Cyclists can check out areas of Gahanna they normally don't see during a "Pedal and Smile" bike-ride series.

The first ride in the series starts at 1 p.m. April 23, departing from the parking lot at Premier Periodontics, 1329 Cherry Way Drive.

The event is sponsored by Premier Periodontics and the Gahanna Bicycle & Trail Advisory Committee. Coordinator Tricia Kovacs said the rides will take place the fourth Sunday of every month through October at the same place and time.

The ride is free of charge, with Dr. Rupa Hamal of Premier providing snacks. Free helmets are available to children while supplies last.

Kovacs, a certified bicycle safety instructor, said the purpose of the series is to have fun, promote good health and explore local neighborhoods and history.

The first ride will show cyclists a safe way to travel to New Albany, north of Morse Road, and how to get to New Albany bike trails.

During the series, she said, riders will explore some of the hidden places in Gahanna that are easy to access by bicycle, especially along Big Walnut Creek.

On July 23, cyclists can participate in a Gahanna History Tour as they visit some historical sites and learn about the city's founders.

Cyclist Mary Hiland said she and her friend, Dan Stanton, rode her tandem bike on last year's history tour.

"It was a small group, only about a dozen riders, but that made it easy to keep together and meet other cyclists as we rode from point to point," she said. "We stopped at several points of interest that I had never known about, even though I've lived in Gahanna since 1971."

Hiland said the ride was about 10 miles long, with many stops, so it was perfect for beginner group riders.

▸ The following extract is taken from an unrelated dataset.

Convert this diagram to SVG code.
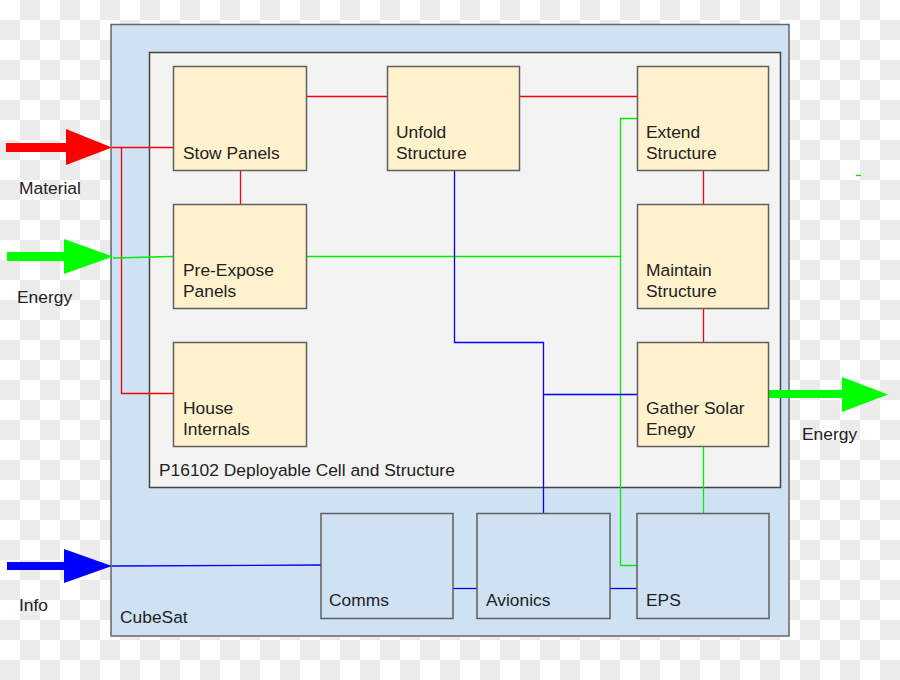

"At the start of the ride, Tricia reviewed some important rules of group riding and gave us an overview of the sights we'd be passing or stopping to explore, such as the historic log cabin. ... It (was) a great way to learn about our town."

Kovacs said youngsters also will learn about bicycle safety.

"I've noticed there seems to be more kids biking in Gahanna," she said. "I think that's a good sign. We'll ride on the Big Walnut Trail. We'll have a destination -- a park, store or ice cream shop."

She said all the rides would be recreational, showing riders how to get from one place to another in addition to the history ride.

"We'll show the bike trails and connectors in Gahanna," Kovacs said. "We'll try to go to different destinations on low traffic bike routes of Gahanna."

She said cyclists of all ages and abilities are welcome.

The ride distance will be about 10 miles at a comfortable pace with shortcuts and extra loops for cyclists who prefer fewer or more miles.

Children age 14 and under must be accompanied by an adult. Those age 15-17 must have a parent or guardian available to sign a permission release.

"We've been doing informal bike rides and want to make it a regular ride," Kovacs said. "We'll try monthly rides to see if we get more participants."